──────── Task data ────────

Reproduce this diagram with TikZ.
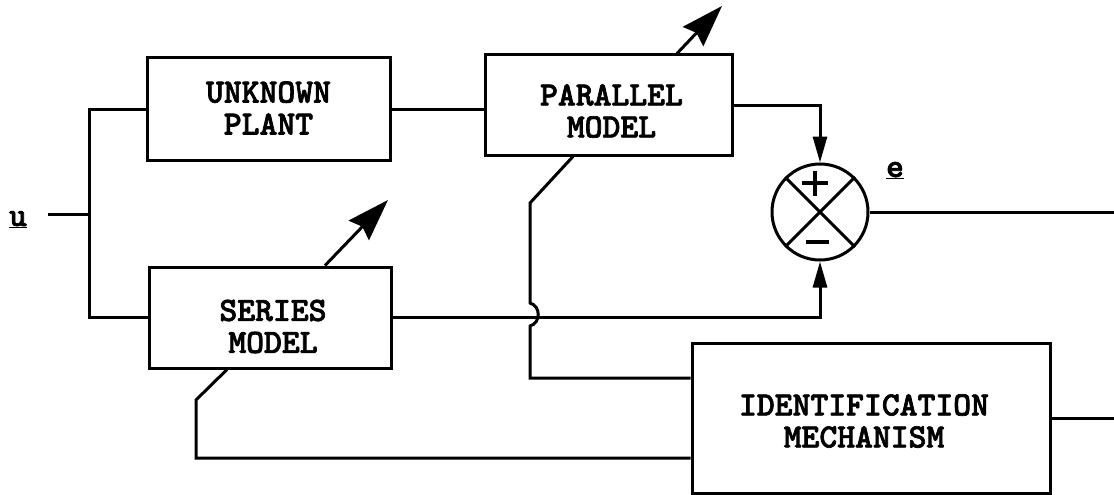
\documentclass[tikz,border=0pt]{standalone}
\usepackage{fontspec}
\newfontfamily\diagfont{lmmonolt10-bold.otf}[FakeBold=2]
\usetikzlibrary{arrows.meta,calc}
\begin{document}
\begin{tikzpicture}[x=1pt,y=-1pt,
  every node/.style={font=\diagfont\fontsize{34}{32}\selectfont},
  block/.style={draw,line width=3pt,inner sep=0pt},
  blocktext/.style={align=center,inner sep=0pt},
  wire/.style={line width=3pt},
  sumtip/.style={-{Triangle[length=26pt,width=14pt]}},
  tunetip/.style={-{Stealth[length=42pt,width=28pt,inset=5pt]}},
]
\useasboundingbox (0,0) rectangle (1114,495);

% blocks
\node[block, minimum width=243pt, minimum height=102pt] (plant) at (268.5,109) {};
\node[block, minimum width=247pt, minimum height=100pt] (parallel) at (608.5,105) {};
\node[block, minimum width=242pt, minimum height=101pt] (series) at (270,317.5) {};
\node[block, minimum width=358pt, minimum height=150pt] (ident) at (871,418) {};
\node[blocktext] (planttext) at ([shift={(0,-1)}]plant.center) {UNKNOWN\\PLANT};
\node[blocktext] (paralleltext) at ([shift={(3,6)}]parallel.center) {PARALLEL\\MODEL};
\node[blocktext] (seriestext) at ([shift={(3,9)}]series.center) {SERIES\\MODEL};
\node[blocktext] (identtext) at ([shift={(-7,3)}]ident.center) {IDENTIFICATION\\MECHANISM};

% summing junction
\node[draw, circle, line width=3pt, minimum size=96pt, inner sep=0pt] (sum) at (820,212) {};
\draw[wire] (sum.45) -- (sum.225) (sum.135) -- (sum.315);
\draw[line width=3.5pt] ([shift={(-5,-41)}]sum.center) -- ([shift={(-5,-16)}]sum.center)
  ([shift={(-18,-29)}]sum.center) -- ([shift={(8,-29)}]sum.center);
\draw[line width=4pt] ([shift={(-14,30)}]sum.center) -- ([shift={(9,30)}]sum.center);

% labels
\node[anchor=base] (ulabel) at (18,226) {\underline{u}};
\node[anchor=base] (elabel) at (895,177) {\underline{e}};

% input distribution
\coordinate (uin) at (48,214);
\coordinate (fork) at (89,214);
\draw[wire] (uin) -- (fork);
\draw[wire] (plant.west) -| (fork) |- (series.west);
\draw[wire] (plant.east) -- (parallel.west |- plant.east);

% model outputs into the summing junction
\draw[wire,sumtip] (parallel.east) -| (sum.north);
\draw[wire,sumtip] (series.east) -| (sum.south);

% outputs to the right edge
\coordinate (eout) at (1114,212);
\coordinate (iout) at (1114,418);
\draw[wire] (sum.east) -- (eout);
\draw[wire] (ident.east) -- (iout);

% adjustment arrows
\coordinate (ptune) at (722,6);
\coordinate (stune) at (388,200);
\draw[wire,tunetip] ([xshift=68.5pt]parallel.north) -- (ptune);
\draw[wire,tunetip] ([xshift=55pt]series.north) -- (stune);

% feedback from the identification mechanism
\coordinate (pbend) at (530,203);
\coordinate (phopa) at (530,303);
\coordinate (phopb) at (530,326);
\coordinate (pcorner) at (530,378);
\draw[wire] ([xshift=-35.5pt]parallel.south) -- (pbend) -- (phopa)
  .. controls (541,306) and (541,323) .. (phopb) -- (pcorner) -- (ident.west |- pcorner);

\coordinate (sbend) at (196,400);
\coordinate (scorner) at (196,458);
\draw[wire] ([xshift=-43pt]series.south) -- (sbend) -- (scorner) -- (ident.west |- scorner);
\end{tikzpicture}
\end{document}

────────
──────── Task data ────────

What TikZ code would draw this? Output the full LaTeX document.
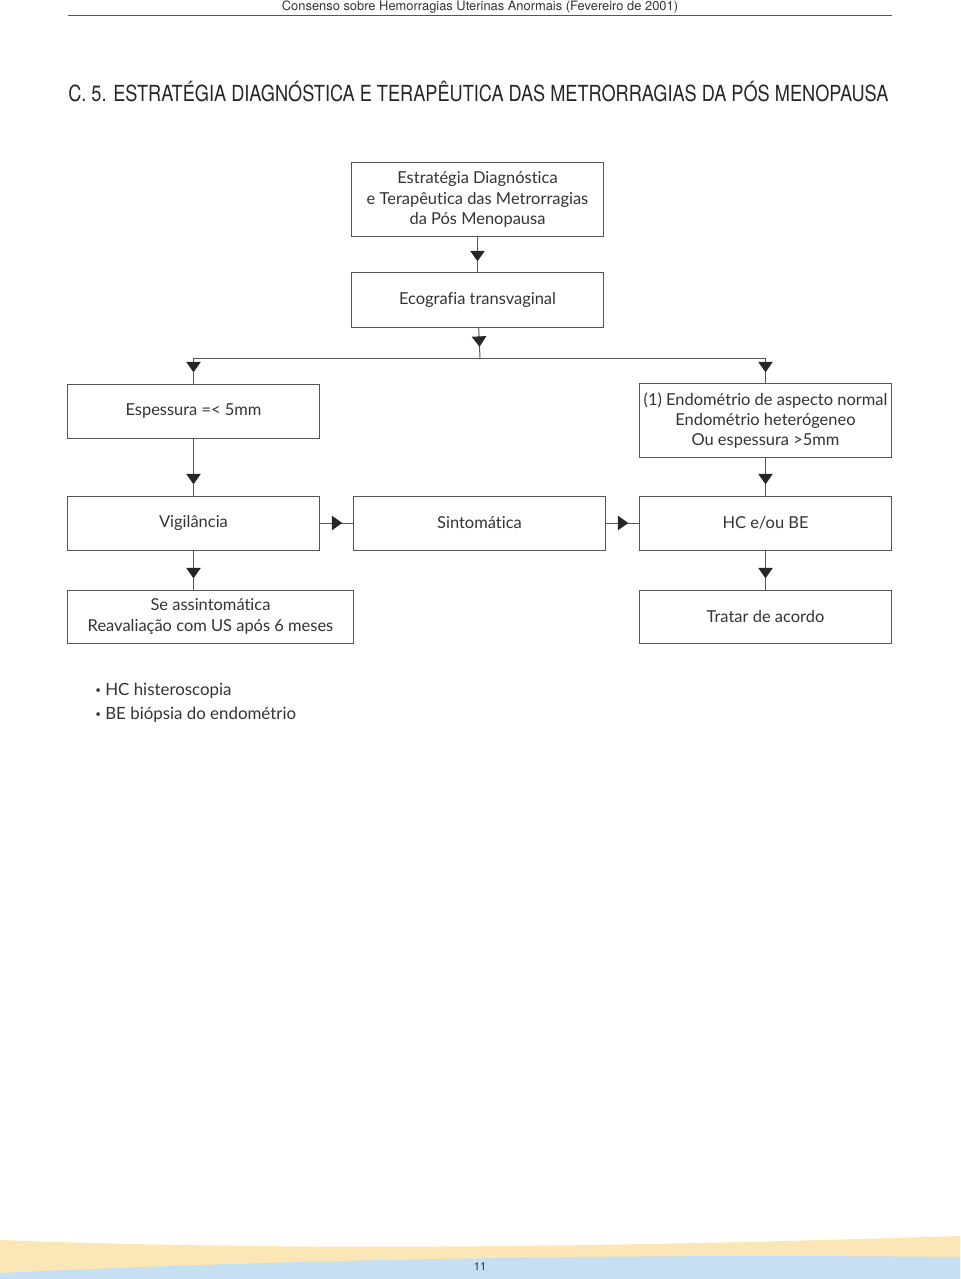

────────
──────── Task data ────────

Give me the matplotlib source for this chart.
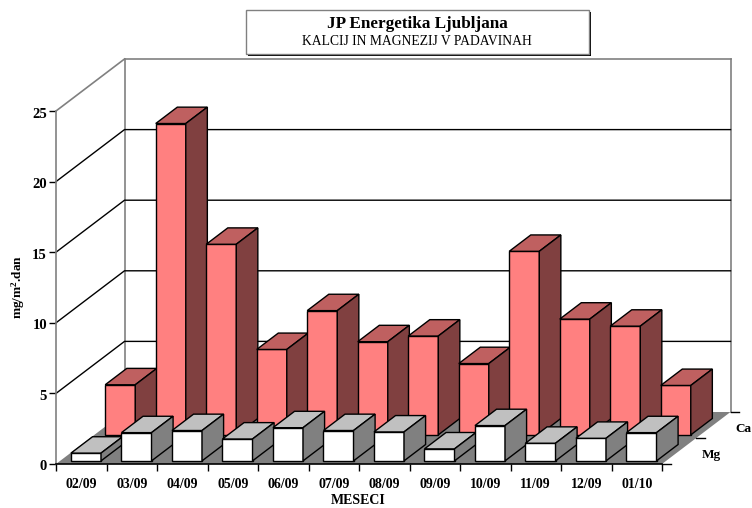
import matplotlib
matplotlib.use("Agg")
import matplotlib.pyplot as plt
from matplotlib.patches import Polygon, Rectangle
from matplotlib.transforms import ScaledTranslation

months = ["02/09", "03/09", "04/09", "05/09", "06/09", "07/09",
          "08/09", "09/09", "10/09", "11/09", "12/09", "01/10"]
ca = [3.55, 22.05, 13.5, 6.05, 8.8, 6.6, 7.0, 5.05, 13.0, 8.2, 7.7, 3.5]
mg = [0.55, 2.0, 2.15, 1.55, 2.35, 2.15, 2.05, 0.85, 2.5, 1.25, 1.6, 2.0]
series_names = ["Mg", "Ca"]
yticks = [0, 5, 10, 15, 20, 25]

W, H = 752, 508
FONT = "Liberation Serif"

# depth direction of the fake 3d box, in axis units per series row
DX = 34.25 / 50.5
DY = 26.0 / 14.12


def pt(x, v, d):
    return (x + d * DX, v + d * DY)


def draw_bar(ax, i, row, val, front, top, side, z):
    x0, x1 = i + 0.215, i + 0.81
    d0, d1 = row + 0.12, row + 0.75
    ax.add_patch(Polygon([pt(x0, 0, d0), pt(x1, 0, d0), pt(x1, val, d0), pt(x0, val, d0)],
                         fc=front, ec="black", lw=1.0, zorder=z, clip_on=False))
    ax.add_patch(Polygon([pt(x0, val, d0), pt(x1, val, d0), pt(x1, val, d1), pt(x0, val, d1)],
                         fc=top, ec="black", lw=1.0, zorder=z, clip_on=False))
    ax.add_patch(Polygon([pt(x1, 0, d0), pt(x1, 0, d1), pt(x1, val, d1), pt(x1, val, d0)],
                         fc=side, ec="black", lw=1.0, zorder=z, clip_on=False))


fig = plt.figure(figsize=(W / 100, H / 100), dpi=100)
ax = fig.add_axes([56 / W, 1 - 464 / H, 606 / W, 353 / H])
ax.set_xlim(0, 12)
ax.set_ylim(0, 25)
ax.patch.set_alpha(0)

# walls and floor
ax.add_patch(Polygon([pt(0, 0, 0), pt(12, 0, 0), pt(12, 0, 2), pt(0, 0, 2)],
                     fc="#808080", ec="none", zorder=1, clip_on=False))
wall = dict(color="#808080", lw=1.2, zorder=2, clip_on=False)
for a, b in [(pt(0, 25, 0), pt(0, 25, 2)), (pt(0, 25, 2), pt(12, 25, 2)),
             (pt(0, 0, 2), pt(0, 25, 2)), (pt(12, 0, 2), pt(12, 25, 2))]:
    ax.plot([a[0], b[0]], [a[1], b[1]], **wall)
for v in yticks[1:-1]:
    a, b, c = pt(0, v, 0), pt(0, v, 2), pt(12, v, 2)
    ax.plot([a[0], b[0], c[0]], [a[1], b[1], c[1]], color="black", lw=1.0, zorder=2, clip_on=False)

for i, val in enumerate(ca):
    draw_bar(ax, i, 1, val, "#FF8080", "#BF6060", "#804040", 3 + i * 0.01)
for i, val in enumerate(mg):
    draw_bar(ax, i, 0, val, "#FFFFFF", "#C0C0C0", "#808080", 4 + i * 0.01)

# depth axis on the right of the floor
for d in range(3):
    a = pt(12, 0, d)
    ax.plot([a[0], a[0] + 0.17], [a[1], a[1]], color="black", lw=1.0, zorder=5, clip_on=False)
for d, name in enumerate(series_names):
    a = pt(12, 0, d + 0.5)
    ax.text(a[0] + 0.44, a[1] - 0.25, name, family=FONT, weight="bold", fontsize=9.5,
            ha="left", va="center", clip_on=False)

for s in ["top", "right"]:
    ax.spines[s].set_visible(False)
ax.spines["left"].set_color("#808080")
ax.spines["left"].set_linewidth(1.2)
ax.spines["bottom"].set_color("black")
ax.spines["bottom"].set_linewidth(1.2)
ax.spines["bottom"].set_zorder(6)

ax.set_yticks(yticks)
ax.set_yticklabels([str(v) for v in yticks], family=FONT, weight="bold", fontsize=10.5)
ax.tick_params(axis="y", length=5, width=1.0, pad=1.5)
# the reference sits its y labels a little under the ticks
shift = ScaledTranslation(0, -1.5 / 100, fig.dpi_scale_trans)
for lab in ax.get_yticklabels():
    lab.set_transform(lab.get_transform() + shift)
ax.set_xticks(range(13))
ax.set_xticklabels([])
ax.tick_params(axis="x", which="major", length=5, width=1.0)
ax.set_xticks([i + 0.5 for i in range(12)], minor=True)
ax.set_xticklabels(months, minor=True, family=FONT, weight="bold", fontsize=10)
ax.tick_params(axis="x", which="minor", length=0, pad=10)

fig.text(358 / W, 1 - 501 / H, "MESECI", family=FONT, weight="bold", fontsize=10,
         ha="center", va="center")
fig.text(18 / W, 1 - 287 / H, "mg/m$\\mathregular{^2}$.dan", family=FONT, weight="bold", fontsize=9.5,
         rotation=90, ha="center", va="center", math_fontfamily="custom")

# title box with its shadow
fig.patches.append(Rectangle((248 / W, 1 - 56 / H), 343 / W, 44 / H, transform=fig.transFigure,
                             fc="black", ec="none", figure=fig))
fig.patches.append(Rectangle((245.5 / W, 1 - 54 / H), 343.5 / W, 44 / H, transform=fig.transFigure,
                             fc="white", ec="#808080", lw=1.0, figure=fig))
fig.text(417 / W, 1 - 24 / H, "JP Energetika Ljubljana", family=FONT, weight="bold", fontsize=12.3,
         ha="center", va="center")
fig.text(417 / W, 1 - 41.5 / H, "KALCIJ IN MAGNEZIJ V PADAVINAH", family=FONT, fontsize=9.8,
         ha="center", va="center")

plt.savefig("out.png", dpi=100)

────────

Given instruction: Exactly the lines starting at the line containing "Give me the matplotlib source for this chart." and ending at the line containing "from matplotlib.transforms import" should be transcribed, both included; omit the pictures.

Answer for this exercise:
Give me the matplotlib source for this chart.
import matplotlib
matplotlib.use("Agg")
import matplotlib.pyplot as plt
from matplotlib.patches import Polygon, Rectangle
from matplotlib.transforms import ScaledTranslation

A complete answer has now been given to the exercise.